What this task involves: Copy exactly the lines from the beginning of the data down to and including the line holding "plt.rcParams['hatch.linewidth'] = 0.7", without any pictures.

>> BEGIN Collected material

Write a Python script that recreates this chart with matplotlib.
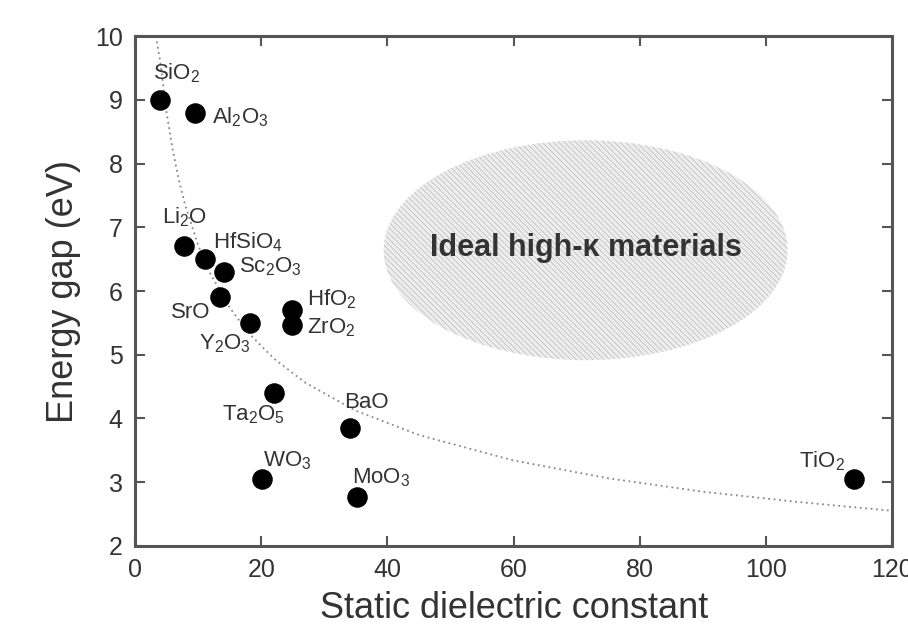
import numpy as np
import matplotlib
matplotlib.use("Agg")
import matplotlib.pyplot as plt
from matplotlib.patches import Ellipse

plt.rcParams['font.family'] = ['Liberation Sans', 'DejaVu Sans']
plt.rcParams['mathtext.fontset'] = 'custom'
plt.rcParams['mathtext.rm'] = 'Liberation Sans'
plt.rcParams['hatch.linewidth'] = 0.7

# oxides: static dielectric constant vs band gap
names = ['SiO$_2$', 'Al$_2$O$_3$', 'Li$_2$O', 'HfSiO$_4$', 'Sc$_2$O$_3$', 'SrO',
         'Y$_2$O$_3$', 'HfO$_2$', 'ZrO$_2$', 'Ta$_2$O$_5$', 'BaO', 'WO$_3$',
         'MoO$_3$', 'TiO$_2$']
kappa = [3.9, 9.5, 7.8, 11.1, 14.1, 13.5, 18.2, 24.9, 24.9, 22.1, 34.0, 20.1, 35.2, 114.0]
gap = [9.0, 8.8, 6.7, 6.5, 6.3, 5.9, 5.5, 5.7, 5.47, 4.4, 3.85, 3.05, 2.76, 3.05]

# dotted guide curve
curve_k = [3.3, 4, 5, 6, 7, 8, 10, 12, 15, 18, 22, 27, 35, 45, 60, 75, 90, 105, 120]
curve_eg = [10.0, 9.6, 8.8, 8.2, 7.72, 7.33, 6.72, 6.26, 5.74, 5.34, 4.94, 4.56,
            4.12, 3.74, 3.34, 3.06, 2.85, 2.69, 2.55]

# label offsets in points, alignment
offs = [(-5, 19, 'left'), (12, -3, 'left'), (0, 21, 'center'), (6, 12, 'left'),
        (11, 4, 'left'), (-7, -11, 'right'), (1, -15, 'right'), (11, 8, 'left'),
        (11, -2, 'left'), (-15, -16, 'center'), (-4, 18, 'left'), (1, 13, 'left'),
        (-4, 14, 'left'), (-7, 13, 'right')]

fig = plt.figure(figsize=(9.08, 6.34), dpi=100)
ax = fig.add_axes([0.1487, 0.139, 0.834, 0.804])

ell = Ellipse((71.4, 6.64), 64.0, 3.45, facecolor='#eeeeee', edgecolor='#c6c6c6',
              linewidth=0, hatch='\\\\\\\\\\\\', zorder=1)
ax.add_patch(ell)
ax.text(71.4, 6.67, 'Ideal high-\u03ba materials', ha='center', va='center',
        fontsize=22, fontweight='bold', color='#333333', zorder=3)

ax.plot(curve_k, curve_eg, linestyle=(0, (1, 2)), color='#888888', lw=1.3, zorder=2)
ax.scatter(kappa, gap, s=190, color='black', zorder=4)

for n, k, e, (dx, dy, ha) in zip(names, kappa, gap, offs):
    ax.annotate(n, (k, e), xytext=(dx, dy), textcoords='offset points',
                ha=ha, va='center', fontsize=16, color='#333333', zorder=5)

ax.set_xlim(0, 120)
ax.set_ylim(2, 10)
ax.set_xticks(np.arange(0, 121, 20))
ax.set_yticks(np.arange(2, 11, 1))
ax.tick_params(direction='in', length=7, width=1.5, top=True, right=True,
               labelsize=18, colors='#555555', labelcolor='#333333', pad=9)
for sp in ax.spines.values():
    sp.set_linewidth(2.2)
    sp.set_color('#555555')
ax.set_xlabel('Static dielectric constant', fontsize=26, color='#333333', labelpad=6)
ax.set_ylabel('Energy gap (eV)', fontsize=26, color='#333333', labelpad=10)

fig.savefig('out.png', dpi=100)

>> END Collected material

The output:
Write a Python script that recreates this chart with matplotlib.
import numpy as np
import matplotlib
matplotlib.use("Agg")
import matplotlib.pyplot as plt
from matplotlib.patches import Ellipse

plt.rcParams['font.family'] = ['Liberation Sans', 'DejaVu Sans']
plt.rcParams['mathtext.fontset'] = 'custom'
plt.rcParams['mathtext.rm'] = 'Liberation Sans'
plt.rcParams['hatch.linewidth'] = 0.7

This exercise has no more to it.